Leadership isn’t a simple case of bold versus bad
WHAT makes a good leader? Who is the exemplar of corporate leadership? Are you a Margaret Thatcher in the boardroom or a Kofi Annan? One might assume that these are the kinds of questions business schools are seeking to answer for their students. They are not.
Although leadership education is an increasingly important part of a typical MBA curriculum, the roots of that importance means that teaching leadership is very different to subjectively unearthing what made Alexander the Great.
Business schools are discovering and adapting innovative new methods of teaching leadership. These methods range in approach and rationale, but at their heart is a belief that the next generation of corporate leaders must have more than charisma, do more than inspire, and be better leaders than those that came before them.
THINK BEFORE YOU ACT
HEC Paris, the French international business school, offers an off-campus leadership bootcamp to its MBA students at Saint Cyr, France’s equivalent to Sandhurst. Participants are put through intensive tasks by army officers, in exercises directly derived from real military training.
According to Bernard Garrette, associate dean of the MBA programme at HEC Paris, the tasks are designed to develop decision-making, motivational influence and personal engagement. It isn’t about officers teaching students how to bark orders, but to maximise efficiency and encourage practical planning.
Building bridges across rivers, or putting a raft together to cross a lake “complements traditional classroom teaching” by forcing “participants to tackle uncommon situations and focus on implementation efficiency, rather than spending all their time analysing conceptual issues.”
Practicality is key. Although a chief executive is unlikely to instruct his board to build him an ark, the physicality of the training can bear dividends. Garrette says that “as physical activities involve undertaking actions much more tiring and costly than intellectual effort, they show the value of thinking before acting to maximise efficiency, while reaching the objective.”
KNOW YOUR WEAKNESS
Cass Business School takes a different approach. Roy Batchelor, associate dean for MBA programmes at Cass, says its emphasis is about “making students understand themselves.”

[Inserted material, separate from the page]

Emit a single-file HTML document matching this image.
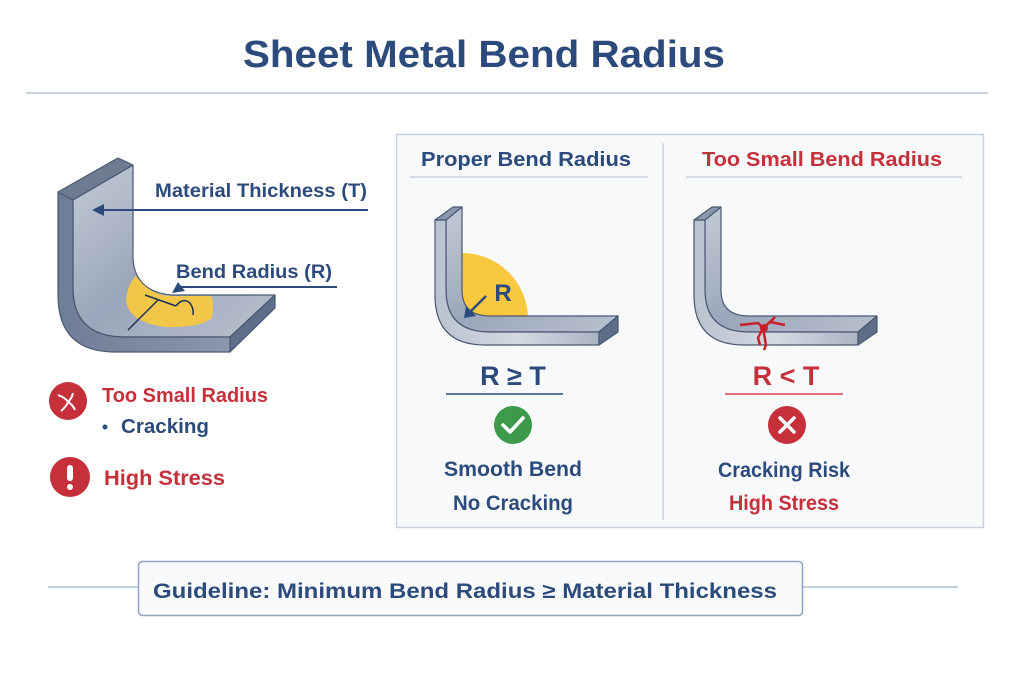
<!DOCTYPE html>
<html><head><meta charset="utf-8"><style>
html,body{margin:0;padding:0;background:#fff;}
svg{display:block;font-family:"Liberation Sans",sans-serif;font-weight:bold;}
</style></head><body>
<svg width="1024" height="683" viewBox="0 0 1024 683" xmlns="http://www.w3.org/2000/svg">
<defs>
<linearGradient id="gs" x1="0" y1="0" x2="1" y2="1"><stop offset="0" stop-color="#c3cbd8"/><stop offset="0.5" stop-color="#9aa6b9"/><stop offset="1" stop-color="#b8c1cf"/></linearGradient>
<linearGradient id="gf" x1="0" y1="0" x2="1" y2="0"><stop offset="0" stop-color="#b9c2d0"/><stop offset="0.5" stop-color="#d4dae3"/><stop offset="1" stop-color="#aab4c4"/></linearGradient>
<linearGradient id="gd" x1="0" y1="0" x2="1" y2="0"><stop offset="0" stop-color="#6e7d96"/><stop offset="1" stop-color="#8a97ad"/></linearGradient>
</defs>
<text x="484" y="67" font-size="38" fill="#2c4a7c" text-anchor="middle" textLength="482" lengthAdjust="spacingAndGlyphs">Sheet Metal Bend Radius</text>
<rect x="26" y="92" width="962" height="2" fill="#c9d2de"/>

<!-- Left figure -->
<g stroke="#4a5872" stroke-width="1.2" stroke-linejoin="round">
<path d="M73,200 L133,165 L133,260 Q136,292 172,295 L275,295 L230,337 L125,337 Q73,337 73,288 Z" fill="url(#gs)"/>
<path d="M58,192 L73,200 L73,288 Q73,337 125,337 L230,337 L230,352 L115,352 Q58,352 58,295 Z" fill="url(#gd)"/>
<path d="M58,192 L118,158 L133,165 L73,200 Z" fill="#6d7b93"/>
<path d="M230,337 L275,295 L275,308 L230,352 Z" fill="#5f6e88"/>
</g>
<path d="M136,276 Q150,296 172,296 L210,296 Q215,298 212,318 Q200,328 165,327 Q128,322 126,300 Q128,283 136,276 Z" fill="#f5c842" opacity="0.95"/>
<path d="M145,295 L176,306 M158,300 L128,330 M176,306 Q183,297 190,303 Q194,309 193,315" stroke="#1d2f55" stroke-width="1.5" fill="none"/>
<line x1="368" y1="210" x2="100" y2="210" stroke="#2c4a7c" stroke-width="2"/>
<path d="M92,210 L104,204 L104,216 Z" fill="#2c4a7c"/>
<text x="155" y="197" font-size="19" fill="#2c4a7c" textLength="212" lengthAdjust="spacingAndGlyphs">Material Thickness (T)</text>
<line x1="337" y1="287" x2="180" y2="287" stroke="#2c4a7c" stroke-width="2"/>
<path d="M172,293 L178,282 L185,291 Z" fill="#2c4a7c"/>
<text x="176" y="278" font-size="19" fill="#2c4a7c" textLength="156" lengthAdjust="spacingAndGlyphs">Bend Radius (R)</text>

<circle cx="68" cy="401" r="19" fill="#c5303a"/>
<path d="M58,395 Q66,398 68,402 Q66,407 61,411 M68,402 Q72,398 73,393 M68,402 Q73,405 75,410" stroke="#fff" stroke-width="2" fill="none"/>
<text x="102" y="402" font-size="20" fill="#c5303a" textLength="166" lengthAdjust="spacingAndGlyphs">Too Small Radius</text>
<circle cx="105" cy="427" r="2.5" fill="#2c4a7c"/>
<text x="121" y="433" font-size="20" fill="#2c4a7c" textLength="88" lengthAdjust="spacingAndGlyphs">Cracking</text>
<circle cx="70" cy="477" r="20" fill="#c5303a"/>
<rect x="67" y="465" width="6" height="16" rx="3" fill="#fff"/><circle cx="70" cy="487" r="3" fill="#fff"/>
<text x="104" y="485" font-size="21" fill="#c5303a" textLength="121" lengthAdjust="spacingAndGlyphs">High Stress</text>

<!-- Panel -->
<rect x="396.5" y="134.5" width="587" height="393" fill="#f8f9fb" stroke="#c8d1de" stroke-width="1.5"/>
<line x1="663" y1="143" x2="663" y2="520" stroke="#c8d1de" stroke-width="1.5"/>
<text x="526" y="166" font-size="20" fill="#2c4a7c" text-anchor="middle" textLength="210" lengthAdjust="spacingAndGlyphs">Proper Bend Radius</text>
<line x1="410" y1="177" x2="648" y2="177" stroke="#c8d1de" stroke-width="1.5"/>
<text x="822" y="166" font-size="20" fill="#c5303a" text-anchor="middle" textLength="240" lengthAdjust="spacingAndGlyphs">Too Small Bend Radius</text>
<line x1="686" y1="177" x2="962" y2="177" stroke="#c8d1de" stroke-width="1.5"/>

<path d="M462,318 L462,253 A66,66 0 0 1 528,318 Z" fill="#f8c93e"/>
<g id="brk" stroke="#4a5872" stroke-width="1.2" stroke-linejoin="round">
<path d="M446,220 L462,207 L462,290 Q462,316 490,316 L618,316 L599,332 L490,332 Q446,332 446,290 Z" fill="url(#gs)"/>
<path d="M435,220 L446,220 L446,290 Q446,332 490,332 L599,332 L599,345 L485,345 Q435,345 435,295 Z" fill="url(#gf)"/>
<path d="M435,220 L453,207 L462,207 L446,220 Z" fill="#8a97ad"/>
<path d="M599,332 L618,316 L618,332 L599,345 Z" fill="#5f6e88"/>
</g>
<line x1="486" y1="296" x2="470" y2="312" stroke="#2c4a7c" stroke-width="2.5"/>
<path d="M464,318 L466,306 L476,316 Z" fill="#2c4a7c"/>
<text x="503" y="301" font-size="24" fill="#2c4a7c" text-anchor="middle">R</text>
<use href="#brk" transform="translate(259,0)"/>
<path d="M740,325 L758,323 L763,328 L770,322 L785,325 M763,328 L758,338 L760,345 M763,328 L766,345 L764,350 M770,322 L775,317" stroke="#c8202a" stroke-width="2.5" fill="none"/>
<circle cx="764" cy="328" r="4" fill="#c8202a"/>

<text x="513" y="385" font-size="27" fill="#2c4a7c" text-anchor="middle">R ≥ T</text>
<line x1="446" y1="394" x2="563" y2="394" stroke="#2c4a7c" stroke-width="1.5"/>
<circle cx="513" cy="425" r="19" fill="#3d9a4a"/>
<path d="M503,425 L510,432 L523,418" stroke="#fff" stroke-width="3.5" fill="none" stroke-linecap="round" stroke-linejoin="round"/>
<text x="513" y="476" font-size="21" fill="#2c4a7c" text-anchor="middle" textLength="138" lengthAdjust="spacingAndGlyphs">Smooth Bend</text>
<text x="513" y="510" font-size="21" fill="#2c4a7c" text-anchor="middle" textLength="120" lengthAdjust="spacingAndGlyphs">No Cracking</text>

<text x="786" y="385" font-size="27" fill="#c5303a" text-anchor="middle">R &lt; T</text>
<line x1="725" y1="394" x2="843" y2="394" stroke="#d5454d" stroke-width="1.5"/>
<circle cx="787" cy="425" r="19" fill="#c5303a"/>
<path d="M780,418 L794,432 M794,418 L780,432" stroke="#fff" stroke-width="3.5" stroke-linecap="round"/>
<text x="784" y="477" font-size="21" fill="#2c4a7c" text-anchor="middle" textLength="132" lengthAdjust="spacingAndGlyphs">Cracking Risk</text>
<text x="784" y="510" font-size="21" fill="#c5303a" text-anchor="middle" textLength="110" lengthAdjust="spacingAndGlyphs">High Stress</text>

<line x1="48" y1="587" x2="958" y2="587" stroke="#9fb0c8" stroke-width="1.2"/>
<rect x="138.5" y="561.5" width="664" height="54" rx="4" fill="#f9fafc" stroke="#8fa3c2" stroke-width="1.5"/>
<text x="465" y="598" font-size="21" fill="#2c4a7c" text-anchor="middle" textLength="624" lengthAdjust="spacingAndGlyphs">Guideline:  Minimum Bend Radius ≥ Material Thickness</text>
</svg>
</body></html>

Before induction, students take part in a neuro-scientific questionnaire, which gives the professors an idea of their preferred working styles. “We try to talk, individually and in groups, about how they can use their strengths and adapt so that their weaknesses don’t get in their way.”
Batchelor believes leadership training should be at the heart of all aspects of an MBA. “It’s threaded through our course,” he says. “We have to help people live with ambiguity and fuzziness, and if students understand what they’re relatively good at, they will be better able to recognise what is needed at particular moments.”
“It’s not a formula, it’s not a rule, we don’t know the answers,” Batchelor explains, but by encouraging students to discover how they react to problems, teaching them to listen, and by inspiring long-term, sustainable planning, MBA students can be better set up to take on leadership positions in their future careers.
LEADERS NEXT TO LEADERS
Professor Kim Turnbull James teaches the leadership and top management skills elective as part of the Cranfield School of Management MBA. Her emphasis is on organisational leadership – “how to get the top team to work together, how to encourage people to take initiative for key projects, and how to achieve the right kind of alignment of practices and processes.” The key priority for Cranfield’s programme is to ensure individuals are thinking about “the organisation and how an organisation addresses its strategies.” She explains that this is what companies want.
Leadership “is not equated with the leader,” it is “a response to things that need to happen in organisations,” she says. It’s “highly controversial to say that there are good or bad aspects of leadership.”
Turnbull James thinks it’s important that leadership teaching is divorced from popular notions of good or bad, ideal or flawed. It’s “a more complex view of leadership that includes aspects that aren’t just linked to the ego of the leader.” She criticises stand-alone courses purporting to make people leaders. “It’s not something you can teach in a corner.”
To all these MBAs, teaching leadership is about teaching nuance. As Turnbull James makes clear, it’s about providing “a practical grounding of experience in the real world,” not academic, theoretical abstracts. There is no solution to the ideal characteristics of a leader, but future leading executives can at least learn how to act and think like one.